Portrait of Rachel Oxley

Rachel tells us more about the influence of Andy Warhol and the Austin Mini in her work
Starting off by using found materials and collage Rachel soon realised that such techniques did not translate well in print and moved on to a digital style that is now predominated by vectors.

What is your creative background?

I studied Art with Art History to A level at Grammar school. I then went on to do a foundation course and specialised in graphic design. Thereafter I studied graphic design and illustration at the University of Kent in Maidstone. My first commissions were produced using collage. I remember presenting the art editor with a piece of thick board and watching his heart sink.

What was the first ad or artwork that inspired you?

Andy Warhol’s Brillo and Campbell soup prints. Seeing these at an exhibition that was held at the Hayward Gallery at a young age was very inspiring. I also loved cars – the Austin Mini, Citroen 2cv, the citroen DS, the old SAAB 96 (I had to look that up!) and the SAAB 900S which was to be my first car – talladega red.

Where do you find your inspiration? What captures your attention in everyday life, graphics or art?

I had boxes and boxes of scraps of paper with interesting lines or shapes, textures and colour, which I would then scan. I went through a cathartic phase some years ago during which I cleared out all my scraps. I now have a virtually paperless studio and only keep a virtual scrapbook.

What is the process you go through to build your imagery?

I have a vision in my minds eye and I keep working at it until it resembles that vision. I am always searching for a new way to present the image and an alternative colour scheme.

How do you describe your style?

I would hope that my interest in design is apparent. I like to combine photographic elements with strong clean drawings.

What tools do you use?

I use a digital camera, scanned images/ textures, Illustrator and Photoshop.

Who’s portrait would you most like to do?

Queen Elizabeth II.

What artist would you like to collaborate with?

Eduardo Paolozzi (failing that – my husband Ian, he is an amazing designer).

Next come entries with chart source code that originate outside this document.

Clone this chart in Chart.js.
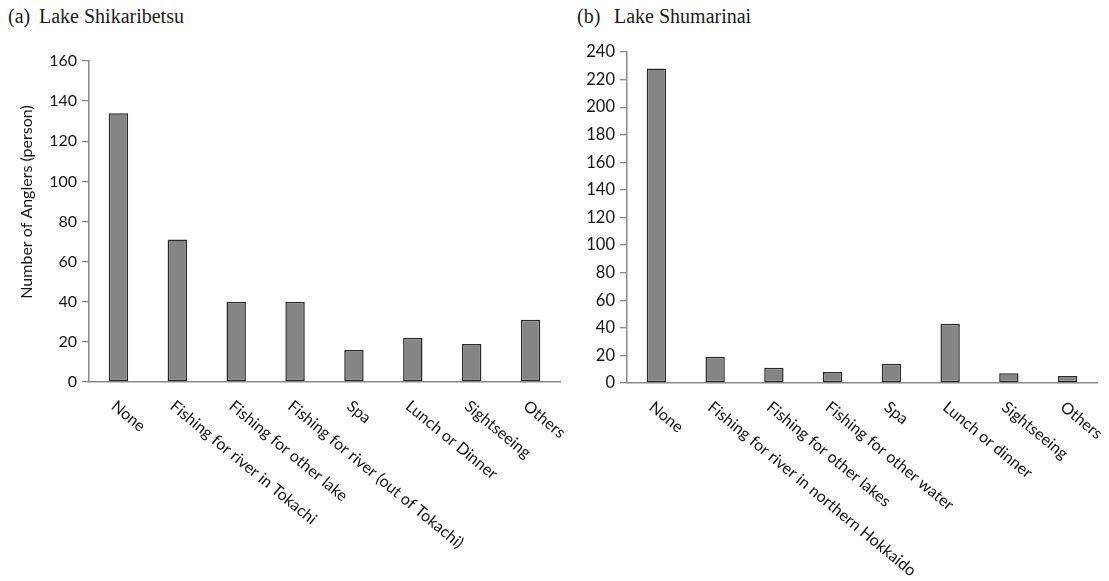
<!DOCTYPE html>
<html>
<head>
<meta charset="utf-8">
<script src="https://cdn.jsdelivr.net/npm/chart.js@4.4.1/dist/chart.umd.min.js"></script>
<style>
  html, body { margin: 0; padding: 0; background: #fff; }
  body { width: 1109px; height: 581px; position: relative; overflow: hidden; }
  .panel-title {
    position: absolute; top: 6px;
    font-family: "Liberation Serif", "Times New Roman", serif;
    font-size: 20px; line-height: 20px; color: #1a1a1a; white-space: pre;
  }
  canvas { position: absolute; top: 0; }
</style>
</head>
<body>
<div class="panel-title" style="left:8px">(a)</div>
<div class="panel-title" style="left:39px">Lake Shikaribetsu</div>
<div class="panel-title" style="left:577px">(b)</div>
<div class="panel-title" style="left:614px">Lake Shumarinai</div>

<canvas id="chartA" width="580" height="581" style="left:0"></canvas>
<canvas id="chartB" width="569" height="581" style="left:540px"></canvas>

<script>
// Other activities of anglers visiting each lake
const shikaribetsuCategories = [
  "None",
  "Fishing for river in Tokachi",
  "Fishing for other lake",
  "Fishing for river (out of Tokachi)",
  "Spa",
  "Lunch or Dinner",
  "Sightseeing",
  "Others"
];
const shikaribetsuAnglers = [134, 71, 40, 40, 16, 22, 19, 31];

const shumarinaiCategories = [
  "None",
  "Fishing for river in northern Hokkaido",
  "Fishing for other lakes",
  "Fishing for other water",
  "Spa",
  "Lunch or dinner",
  "Sightseeing",
  "Others"
];
const shumarinaiAnglers = [228, 19, 11, 8, 14, 43, 7, 5];

const shikaribetsuAxis = { max: 160, step: 20 };
const shumarinaiAxis = { max: 240, step: 20 };

const yAxisTitle = "Number of Anglers (person)";

const AXIS_GREY = "#8a8a8a";
const TEXT_COLOR = "#151515";

// Slanted category labels (reading downward to the right) and the vertical axis title
const axisText = {
  id: "axisText",
  afterDraw(chart, args, opts) {
    const { ctx } = chart;
    const x = chart.scales.x;
    const area = chart.chartArea;
    ctx.save();
    ctx.fillStyle = TEXT_COLOR;
    ctx.font = opts.labelFont;
    ctx.textAlign = "left";
    ctx.textBaseline = "middle";
    chart.data.labels.forEach((label, i) => {
      const px = x.getPixelForValue(i);
      ctx.save();
      ctx.translate(px + opts.dx, area.bottom + opts.dy);
      ctx.rotate(opts.angle * Math.PI / 180);
      ctx.fillText(label, 0, 0);
      ctx.restore();
    });
    if (opts.title) {
      ctx.save();
      ctx.font = opts.titleFont;
      ctx.textAlign = "center";
      ctx.translate(opts.titleX, opts.titleY);
      ctx.rotate(-Math.PI / 2);
      ctx.fillText(opts.title, 0, 0);
      ctx.restore();
    }
    ctx.restore();
  }
};

function makeChart(canvasId, labels, values, axis, geo) {
  return new Chart(document.getElementById(canvasId), {
    type: "bar",
    data: {
      labels: labels,
      datasets: [{
        data: values,
        backgroundColor: "#858585",
        borderColor: "#2a2a2a",
        borderWidth: 1.5,
        borderSkipped: false,
        barPercentage: 0.33,
        categoryPercentage: 1.0
      }]
    },
    options: {
      responsive: false,
      animation: false,
      devicePixelRatio: 1,
      layout: { padding: { top: geo.top, right: geo.right, left: 0, bottom: 0 } },
      plugins: {
        legend: { display: false },
        tooltip: { enabled: false },
        axisText: {
          labelFont: "16px Lato",
          dx: -5, dy: 22, angle: 39.5,
          title: geo.title,
          titleFont: "16px Lato",
          titleX: 27, titleY: 202
        }
      },
      scales: {
        x: {
          grid: { display: false },
          border: { display: true, color: AXIS_GREY, width: 1.5 },
          ticks: { display: false },
          afterFit(scale) { scale.height = geo.xHeight; }
        },
        y: {
          min: 0,
          max: axis.max,
          ticks: {
            stepSize: axis.step,
            color: TEXT_COLOR,
            font: { family: "Lato", size: geo.tickSize },
            padding: 5
          },
          grid: {
            drawOnChartArea: false,
            drawTicks: true,
            tickLength: 7,
            color: AXIS_GREY,
            lineWidth: 1.3
          },
          border: { display: true, color: AXIS_GREY, width: 1.5 },
          afterFit(scale) { scale.width = geo.yWidth; }
        }
      }
    },
    plugins: [axisText]
  });
}

makeChart("chartA", shikaribetsuCategories, shikaribetsuAnglers, shikaribetsuAxis,
  { top: 61, right: 20, xHeight: 199, yWidth: 89, tickSize: 16, title: yAxisTitle });
makeChart("chartB", shumarinaiCategories, shumarinaiAnglers, shumarinaiAxis,
  { top: 52, right: 12, xHeight: 198, yWidth: 87, tickSize: 16.5, title: null });
</script>
</body>
</html>
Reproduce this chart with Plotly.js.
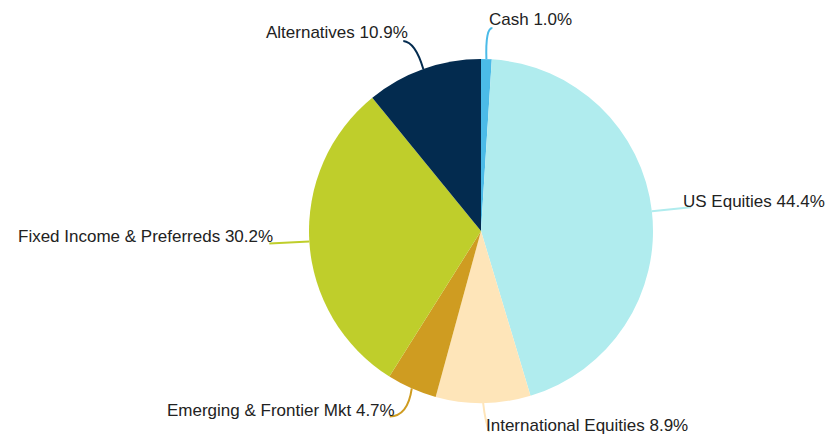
<!DOCTYPE html>
<html>
<head>
<meta charset="utf-8">
<script src="https://cdn.plot.ly/plotly-3.0.1.min.js"></script>
<style>html,body{margin:0;padding:0;background:#fff;}#chart{width:828px;height:435px;}</style>
</head>
<body>
<div id="chart"></div>
<script>
// ---- data ----
const categories = ["Cash", "US Equities", "International Equities", "Emerging & Frontier Mkt", "Fixed Income & Preferreds", "Alternatives"];
const values = [1.0, 44.4, 8.9, 4.7, 30.2, 10.9];
const colors = ["#4bbbe8", "#b0ecee", "#fee5b9", "#cf9c21", "#bfce2b", "#032b4f"];

// ---- layout / styling ----
const W = 828, H = 435;
const CX = 481, CY = 231, R = 172;
// label styling: leader end (dx,dy relative to edge point), control point (relative), text anchor
const labelStyle = [
  {end:[6,-31],  ctrl:[-1,-31], tx:[487,19],  anchor:"left"},
  {end:[39,-4],  ctrl:[20,-2],  tx:[681,201], anchor:"left"},
  {end:[6,29],   ctrl:[2,18],   tx:[484,425], anchor:"left"},
  {end:[-22,28], ctrl:[-4,28],  tx:[397,410], anchor:"right"},
  {end:[-40,2],  ctrl:[-20,1],  tx:[275,236], anchor:"right"},
  {end:[-20,-28],ctrl:[-8,-27], tx:[410,32],  anchor:"right"}
];

const total = values.reduce((a,b)=>a+b,0);
const px = x => x / W;
const py = y => 1 - y / H;

const shapes = [];
const annotations = [];
let cum = 0;
values.forEach((v, i) => {
  const mid = (cum + v/2) / total * 2 * Math.PI;
  cum += v;
  const sx = CX + R * Math.sin(mid);
  const sy = CY - R * Math.cos(mid);
  const st = labelStyle[i];
  const ex = sx + st.end[0], ey = sy + st.end[1];
  const cx = sx + st.ctrl[0], cy = sy + st.ctrl[1];
  shapes.push({
    type: "path", xref: "paper", yref: "paper",
    path: `M ${px(sx)} ${py(sy)} Q ${px(cx)} ${py(cy)} ${px(ex)} ${py(ey)}`,
    line: {color: colors[i], width: 2}
  });
  annotations.push({
    xref: "paper", yref: "paper",
    x: px(st.tx[0]), y: py(st.tx[1]),
    xanchor: st.anchor, yanchor: "middle",
    text: categories[i] + " " + v.toFixed(1) + "%",
    showarrow: false,
    font: {family: "Liberation Sans Narrow, Arial Narrow, Liberation Sans, sans-serif", size: 17, color: "#222"}
  });
});

const trace = {
  type: "pie",
  labels: categories,
  values: values,
  marker: {colors: colors, line: {width: 0}},
  sort: false,
  direction: "clockwise",
  rotation: 0,
  textinfo: "none",
  hoverinfo: "label+percent",
  showlegend: false,
  domain: {x: [px(CX - R), px(CX + R)], y: [py(CY + R), py(CY - R)]}
};

Plotly.newPlot("chart", [trace], {
  width: W, height: H,
  margin: {l:0, r:0, t:0, b:0},
  paper_bgcolor: "#fff",
  showlegend: false,
  shapes: shapes,
  annotations: annotations
}, {displayModeBar: false, staticPlot: true});
</script>
</body>
</html>
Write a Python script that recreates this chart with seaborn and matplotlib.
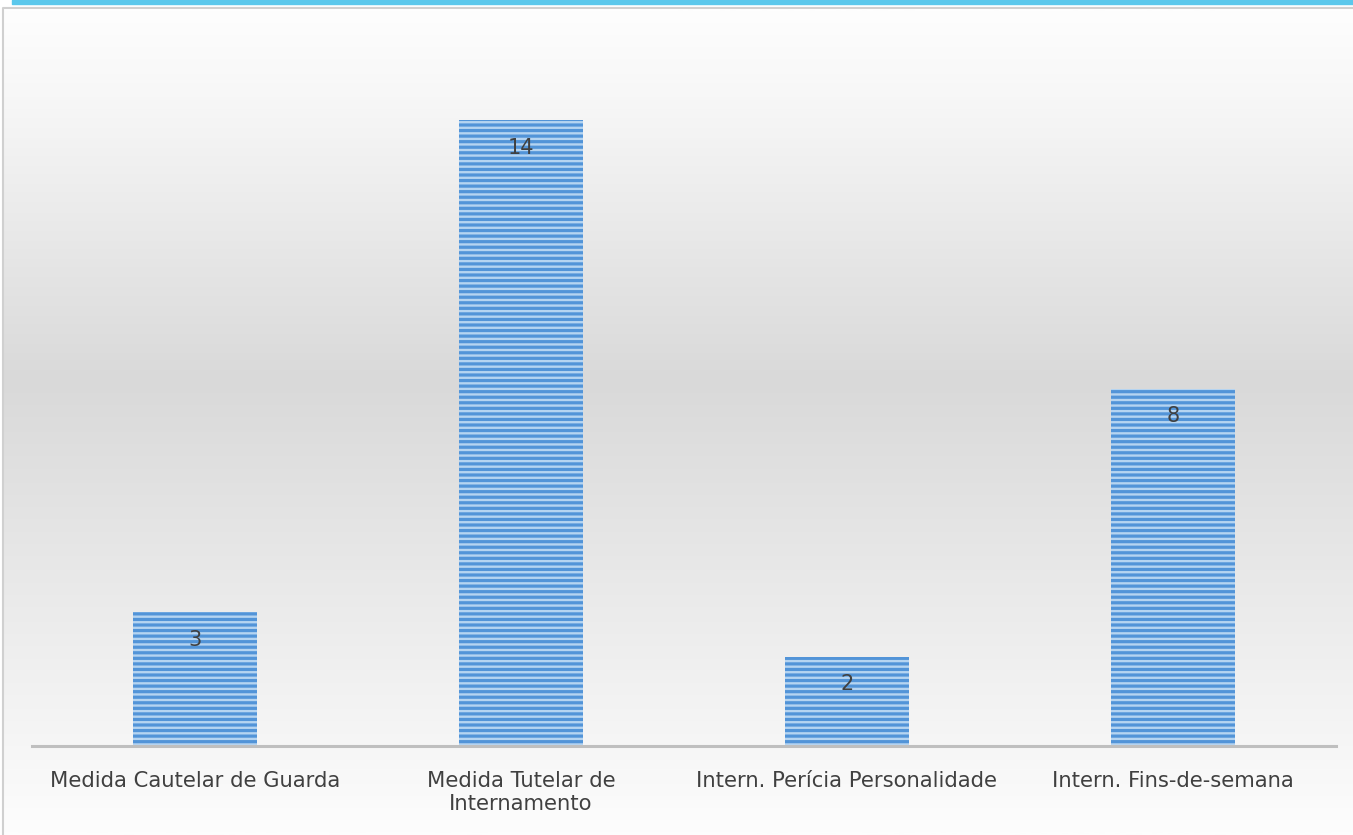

What do you think about the fast moving pace of the world of illustration?

I think it is just a reflection on the world in general. It can be quite esoteric and not always able to permeate through to the hoi polloi. Most people that I meet have no idea what an ‘illustrator’ does. It always surprises me. Does illustration really get that overlooked? It’s everywhere!

Which blogs and magazines do you read?

Many but Graphic and The Guardian are in my top list.

What is the last exhibition you went to?

‘Designing 007: Fifty Years of Bond Style’ at the Barbican. I also took the children to see the Damien Hirst exhibition at the Tate. This was accompanied by much “urrghh” and ” but that’s disgusting!”.

What are you currently working on and what are your plans for the future?

I am currently working on a compilation book of illustrations of buildings of both historic and local interest. I am really keen to expand my portrait work and I am very excited about the future of the Fabulous Noble project – I have a good feeling about this!